IAPF Response to Department of Finance Consultation on the Standard Fund Threshold Review

The IAPF has submitted a comprehensive response to the Department of Finance's formal review of the standard fund threshold.
13 May 2026
Written by Toucan Tech
Policies & Government

The IAPF has submitted a comprehensive response to the Department of Finance's formal review of the standard fund threshold, making the case for a substantial upward revision and calling for the introduction of an automatic indexation mechanism to prevent the threshold from being eroded by future inaction.

The submission presents detailed modelling showing the impact of the current threshold on a hypothetical defined benefit scheme member who joined their employer's pension at age twenty-five on a salary of €45,000 and remained in continuous employment until retirement at sixty-five. Under standard actuarial assumptions, the submission demonstrates that such an individual — having made entirely normal pension contributions throughout their working life — faces a meaningful probability of breaching the threshold purely as a result of investment returns and salary progression, with no unusual or aggressive pension planning involved.

The IAPF argues that this outcome was never the legislative intent of the standard fund threshold, which was introduced to cap pension savings for genuinely high earners. The association calls for the threshold to be raised to at least €2.8 million in the first instance, reflecting accumulated inflation and investment growth since 2014, with a commitment to index it annually to the consumer price index thereafter.

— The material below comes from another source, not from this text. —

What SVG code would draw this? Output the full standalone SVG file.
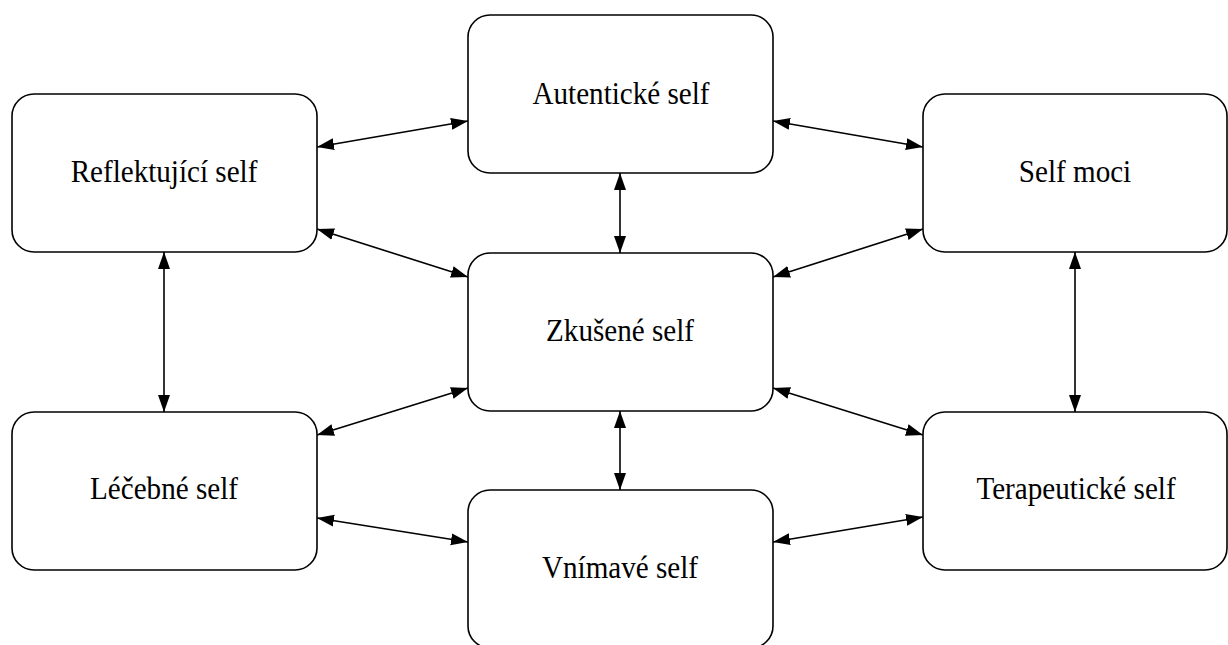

The submission also addresses the cliff-edge nature of the current threshold, which imposes a punitive tax charge on the full excess above the limit. The IAPF proposes a tapered approach for amounts just above the threshold, arguing that the current structure creates perverse incentives to stop contributing to pension schemes well before retirement, undermining the very savings culture the state has sought to promote through auto-enrolment.